Kernel invocation invalidates unified memory blocks

I have a scenario where invoking a kernel invalidates memory blocks until a sync (cudaStresamSynchronize) is called.

The memory blocks are allocated up front, using cudaMallocManaged, during a data population phase. After that they are never written to.

During a later calculation phase, an array is populated with pointers into these blocks. They array of pointers is copied to gpu memory (allocated with cudaMalloc), and passed to a kernel.

Watching one of these pointers while through the debugger, it looks like
(short*) 0x0000302202 {94}
(i.e., valid pointer to shorts, with first value of 94.)

As soon as the kernel is invoked, the debugger display changes to
(short*) 0x0000302202 {???}
(i.e. invalid pointer.)

De-referencing the pointer now results in an access violation.

Calling cudaStreamSynchronize restores the memory, and the pointer becomes dereferencable again.

This happens even with an empty kernel.

(It also happens in both debug in optimized builds, with the VS debugger attached, with the CUDA debugger attached, or with no debugger attached.)

Why would invoking a kernel invalidate a unified memory block? Is Unified Memory actually intended to behave this way?

(Environment: Windows 10, CUDA 9.1, Visual Studio 2015, GeForce 1080 Ti)

yes, once kernel is invoked, all gpu arrays is owned by the kernel, and you can’t access them from cpu until you are synchronized to the end of kernel execution with cudaStreamSynchronize or so. i think it’s described in the CUDA manual

This sounds like expected behavior. UM under CUDA 9.1 on windows behaves in the “legacy” UM fashion.

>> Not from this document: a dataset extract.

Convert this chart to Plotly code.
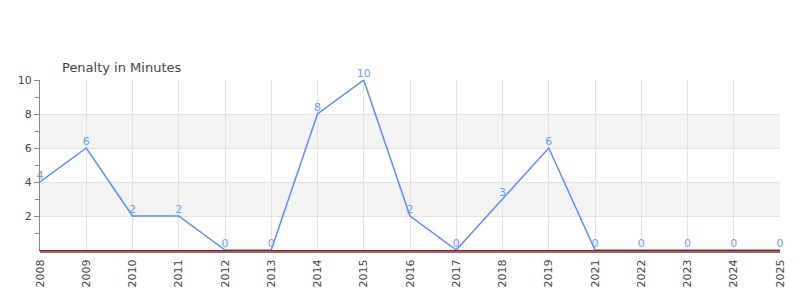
import plotly.graph_objects as go

years = ["2008", "2009", "2010", "2011", "2012", "2013", "2014", "2015", "2016",
         "2017", "2018", "2019", "2021", "2022", "2023", "2024", "2025"]
penalty = [4, 6, 2, 2, 0, 0, 8, 10, 2, 0, 3, 6, 0, 0, 0, 0, 0]
title_text = "Penalty in Minutes"
y_ticks = [2, 4, 6, 8, 10]
bands = [(2, 4), (6, 8)]

fig = go.Figure()
fig.add_trace(go.Scatter(
    x=years, y=penalty, mode="lines+text",
    line=dict(color="#5b8def", width=1.5),
    text=[str(v) for v in penalty], textposition="top center",
    textfont=dict(color="#6d9eeb", size=11, family="DejaVu Sans"),
    cliponaxis=False, hoverinfo="skip",
))
for y0, y1 in bands:
    fig.add_shape(type="rect", xref="paper", yref="y", x0=0, x1=1, y0=y0, y1=y1,
                  fillcolor="#f3f3f3", line=dict(width=0), layer="below")
# gray base line just under the red axis line
fig.add_shape(type="line", xref="paper", yref="paper", x0=0, x1=1,
              y0=-2 / 170, y1=-2 / 170, line=dict(color="#777", width=2), layer="above")

fig.update_layout(
    width=800, height=300,
    margin=dict(l=40, r=20, t=80, b=50),
    paper_bgcolor="white", plot_bgcolor="white",
    showlegend=False,
    font=dict(family="DejaVu Sans", size=11, color="#444"),
    title=dict(text=title_text, x=62/800, xanchor="left", y=1-67/300, yanchor="middle",
               font=dict(size=13, color="#444", family="DejaVu Sans")),
    xaxis=dict(type="category", range=[0, len(years) - 1], tickangle=-90,
               showgrid=True, gridcolor="#e3e3e3", gridwidth=1,
               showline=True, linecolor="#cc0000", linewidth=1,
               ticks="", ticklabelstandoff=4, tickfont=dict(size=11, color="#444")),
    yaxis=dict(range=[0, 10], tickvals=y_ticks, showgrid=True, gridcolor="#e3e3e3",
               zeroline=False, showline=True, linecolor="#888", linewidth=1,
               ticks="outside", ticklen=5, tickcolor="#888",
               minor=dict(tickvals=[1, 3, 5, 7, 9], ticks="outside", ticklen=4,
                          tickcolor="#888", showgrid=False),
               tickfont=dict(size=11, color="#444")),
)
fig.write_html("out.html")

A kernel launch will trigger transfer of data from host to device which will invalidate any usage of that pointer in host code until a cuda device synchronize is called. This is all spelled out in the UM section of the programming guide.

Any attempt to use the UM-allocated pointer after a kernel launch, but before a synchronize is done, will result in a seg fault.

Ok. (Any chance you can point me at the relevant section of the manual?)

Will queuing another kernel before calling cudaStreamSync also result in a seg fault? Or is it only host-side access that results in a fault? (The application I’m working on needs to use the ‘read-only’ memory from multiple threads, and each thread needs to launch multiple kernels. It sounds like it’s difficult/impossible to use unified memory in this scenario.)

  1. you should read entire CUDA manual section about Unified Memory, in particular K1.3, K2.2

http://docs.nvidia.com/cuda/cuda-c-programming-guide/index.html#um-unified-memory-programming-hd

You may also find https://devblogs.nvidia.com/parallelforall/unified-memory-in-cuda-6/ helpful, in particular “Unified Memory or Unified Virtual Addressing?” part

  1. only host-side access is prohibited

After further investigation …

http://docs.nvidia.com/cuda/cuda-c-programming-guide/index.html#um-gpu-exclusive says 6.x GPUs support concurrent access, and that pre-6.x devices do not. The examples in the documentation section explicitly show this. The hardware I’m using (GeForce1080 Ti) is a 6.x GPU. So I’d think it would work.

However, http://docs.nvidia.com/cuda/cuda-c-programming-guide/index.html#um-requirements indicates that CUDA on Windows doesn’t expose that functionality. The concurrentManagedAccess property evaluates to 0, which seems to confirm this.

So I think the question boils down to, when will the driver/CUDA on Windows catch up to the hardware and driver/CUDA on Linux? I’ll probably post this as a new topic.

it was already asked many times, NVidia answers that MS doesn’t cooperate with them to make appropriate changes in the driver

Questions about NVIDIA’s future plans are unlikely to be answered in this forum. You’re welcome to pose whatever questions you wish, of course; I just want to set expectations.

Thanks for the responses. We are shifting development for this to Linux for the time being, and will add Windows support when these features become available. Hopefully that is sooner rather than later.